In another verse, Jesus does not have the same power as other parts of the Christian Trinity, for example, Luke 23:34. And in Matthew 26:42, Jesus's will is not the same as the will of the Father. Indeed, Jesus often contrasted himself with the Father, for example, in John 14:28, or Luke 18:19. Furthermore, Jesus supposedly said that the punishment for blaspheming against one part of the Trinity is not the same punishment for blaspheming against another part of the Trinity.

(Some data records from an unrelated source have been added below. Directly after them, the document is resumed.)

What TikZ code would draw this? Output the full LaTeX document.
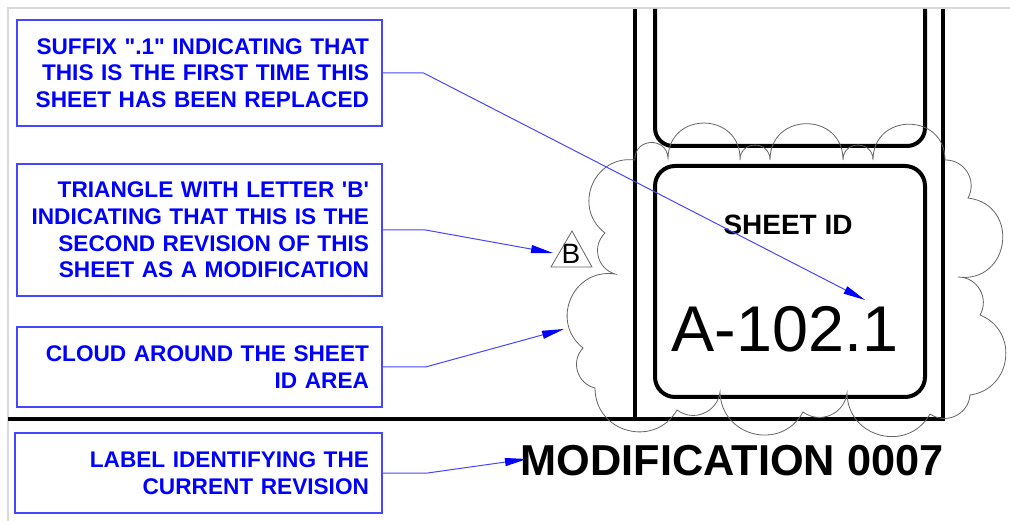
\documentclass[tikz,border=0pt]{standalone}
\usepackage{fontspec}
\setmainfont{Liberation Sans}[Ligatures=TeXOff]
\usetikzlibrary{arrows.meta}
\definecolor{callblue}{RGB}{0,0,255}
\definecolor{leadblue}{RGB}{70,70,255}
\definecolor{cloudgray}{RGB}{100,100,100}
\tikzset{
  callout/.style={draw=leadblue, line width=0.3mm, text=callblue, align=right,
    font=\bfseries\fontsize{16.1}{19}\selectfont, text width=84.75mm, inner xsep=3.25mm},
  leader/.style={leadblue, line width=0.25mm, -{Triangle[length=5.5mm,width=2mm,color=callblue]}},
  heavy/.style={line width=1mm},
  scallop/.style={bend left=90, looseness=1.7},
  midscallop/.style={bend left=75, looseness=1.35},
  flatscallop/.style={bend left=60, looseness=1.13},
}
\begin{document}
\begin{tikzpicture}[x=0.25mm, y=-0.25mm]
  \useasboundingbox (0,0) rectangle (1010,521);
  \draw[gray!30, line width=0.5mm] (8,521) -- (8,8) -- (1010,8);
  % sheet border
  \draw[heavy] (8,419) -- (943,419) -- (943,9);
  \draw[heavy] (635,9) -- (635,419);
  \draw[heavy, rounded corners=4.5mm] (655,9) -- (655,146) -- (925,146) -- (925,9);
  \draw[heavy, rounded corners=5mm] (655,166) rectangle (925,397);
  % revision cloud
  \draw[cloudgray, line width=0.2mm]
    (635,160) to[scallop] (668,158) to[scallop] (740,160) to[scallop] (770,160)
    to[scallop] (843,160) to[scallop] (873,160) to[scallop] (945,160)
    to[flatscallop] (968,198) to[scallop] (958,277) to[flatscallop] (980,315)
    to[midscallop] (970,395) to[flatscallop] (930,414)
    to[midscallop] (847,393) to[flatscallop] (803,412) to[midscallop] (720,392)
    to[flatscallop] (677,410) to[midscallop] (595,388)
    to[flatscallop] (583,348) to[midscallop] (615,274) to[flatscallop] (605,233)
    to[midscallop] (635,160);
  % texts
  \node[anchor=base, font=\bfseries\fontsize{19.9}{24}\selectfont] (sid) at (788,235) {SHEET ID};
  \node[anchor=base, font=\fontsize{46}{55}\selectfont] (num) at (785,352) {A-102.1};
  \node[anchor=base, font=\bfseries\fontsize{30.8}{37}\selectfont] (mod) at (732,475) {MODIFICATION 0007};
  \node[anchor=base, inner sep=0pt, font=\fontsize{19.9}{24}\selectfont] (rev) at (571,264) {B};
  \draw[cloudgray, line width=0.2mm] (572,231) -- (592,267) -- (551,267) -- cycle;
  % callouts
  \node[callout, minimum height=26.5mm] (suffix) at (199.5,73)
    {SUFFIX ".1" INDICATING THAT\\ THIS IS THE FIRST TIME THIS\\ SHEET HAS BEEN REPLACED};
  \node[callout, minimum height=33mm] (tri) at (199.5,230)
    {TRIANGLE WITH LETTER 'B'\\ INDICATING THAT THIS IS THE\\ SECOND REVISION OF THIS\\ SHEET AS A MODIFICATION};
  \node[callout, minimum height=20mm] (cloud) at (199.5,367)
    {CLOUD AROUND THE SHEET\\ ID AREA};
  \node[callout, minimum height=20mm, text width=85.25mm] (label) at (198.5,473)
    {LABEL IDENTIFYING THE\\ CURRENT REVISION};
  \coordinate (t1) at (865,300);
  \coordinate (t2) at (553,253);
  \coordinate (t3) at (564,329);
  \coordinate (t4) at (527,459);
  \begin{scope}[leader]
    \draw (suffix.east) -- ++(41,0) -- (t1);
    \draw (tri.east) -- ++(43,0) -- (t2);
    \draw (cloud.east) -- ++(43,0) -- (t3);
    \draw (label.east) -- ++(45,0) -- (t4);
  \end{scope}
\end{tikzpicture}
\end{document}
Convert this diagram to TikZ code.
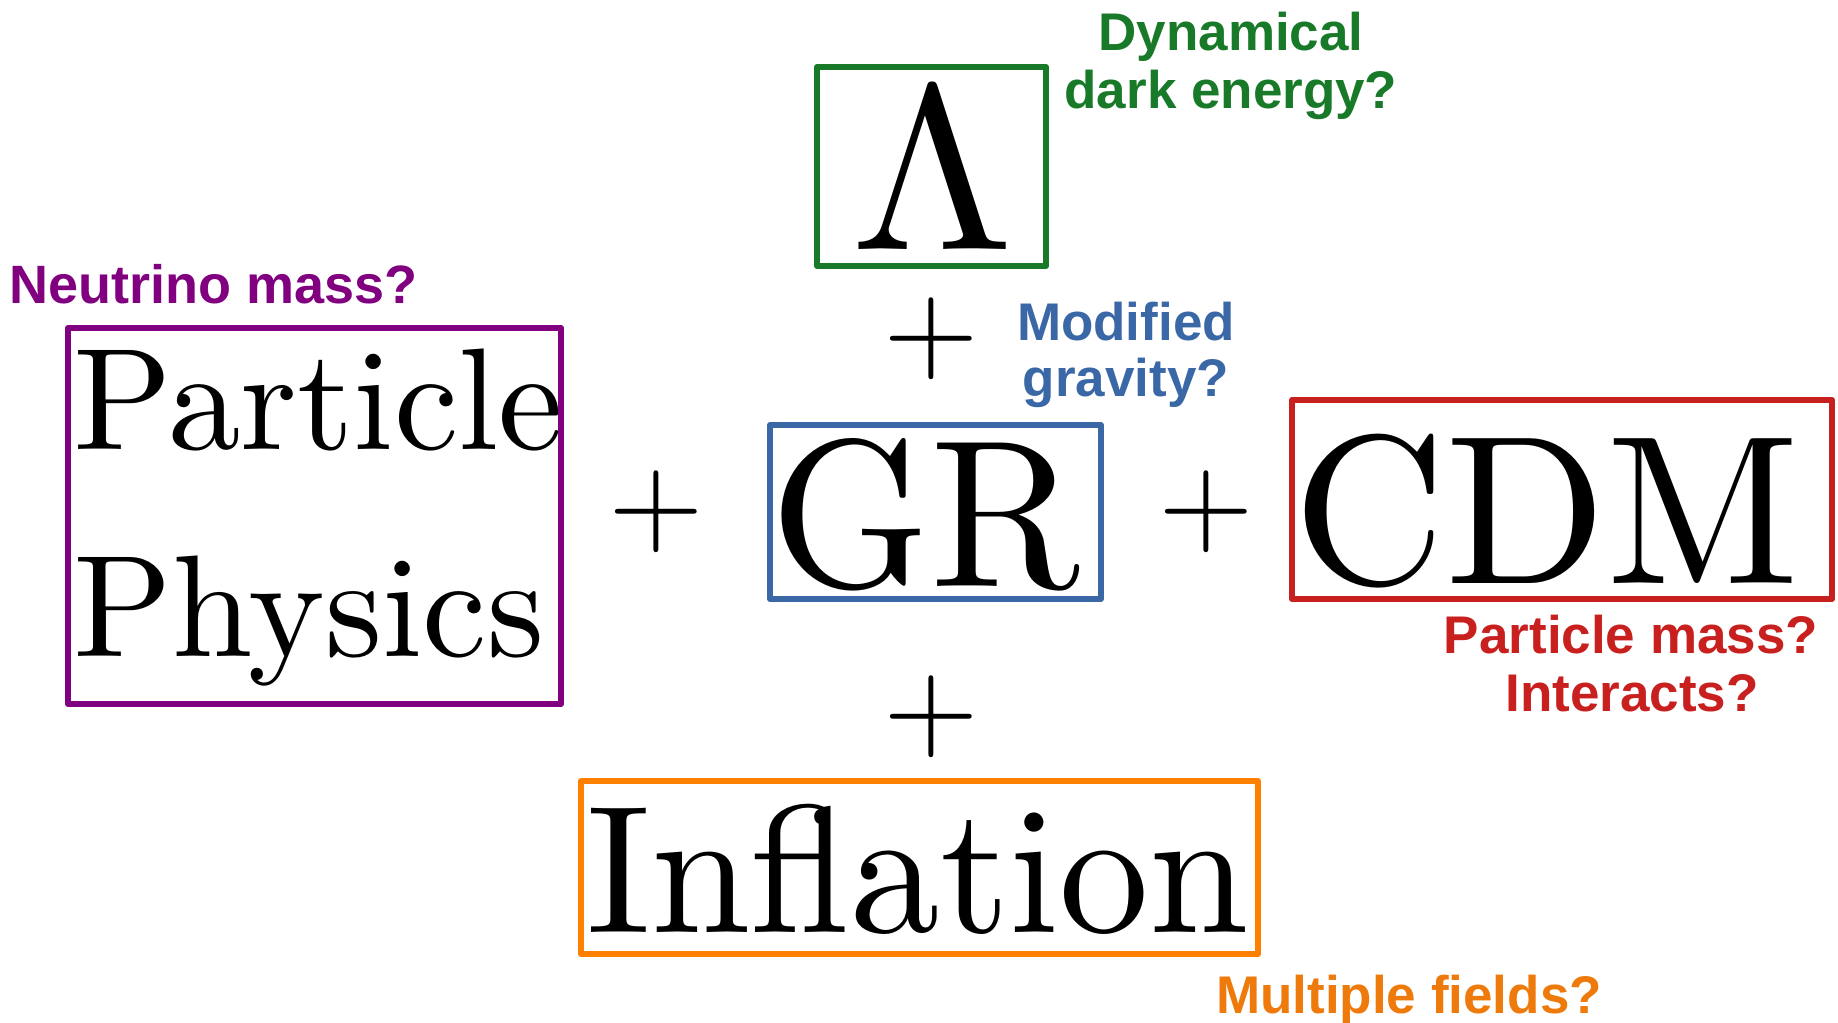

In the Hebrew Scriptures, however, God is One, as we read in Deuteronomy 6:4, as well as in Isaiah 44:6, where God tells us, "I am the first, and I am the last; and beside me there is no God." When Isaiah tells us that God said, "I am the first," it means that God has no father. When Isaiah tells us that God said, "I am the last," it means that God has no literal son. And when Isaiah tells us that God said, "Besides me there is no God," it means that God does not share being God with any other god, or demi-god, or semi-god, or persons, and there is no trinity.
from WhatJewsBelieve.orgIn short, Jews traditionally don't believe in the Trinity because it requires God to be more than "One". Ask Moses and Aish also offer their reasons why Jews do not believe that Yeshua (Jesus) was the Messiah and why Jews do not expect the Messiah to be God. They expect him to have a divine and unique nature but to be completely human. Also, keep in mind that the Trinity wasn't formally a Christian doctrine until Constantine and the Council of Nicaea. We only have their perspective to help us believe that any individual or group (such as the Jerusalem Council in the mid-1st Century CE) believed in the Trinity before the 4th Century CE.
As I said, to the best of my knowledge, the vast majority of Messianics, both Jewish and Gentile, adhere to the theology of the Trinity. I am only aware of a tiny minority of Messianic Jews who have the traditional Jewish view of the Messiah and apply it to Yeshua and those groups exist almost exclusively in Israel.
When I first entered the Messianic/One Law realm, I thought that the issue of the Trinity was a "done deal" but of late, I've been reading the scriptures with a different eye. I'm not trying to insult, offend, or scandalize anyone, but, depending on what part of the Bible you read, you could interpret it either way regarding the deity of the Messiah and the literal existence of the "Trinity". It also occurs to me that, with so many Messianic Jewish congregations professing an "Orthodox Jewish" viewpoint and practice of their faith, perhaps there are congregations that have a better grasp of a non-Trinity understanding of God and of the Messiah.
Anybody out there want to step up to the plate and discuss your understanding of the existence of the Trinity, or lack thereof, and why?
The floor is now open for comments. Let the mayhem begin.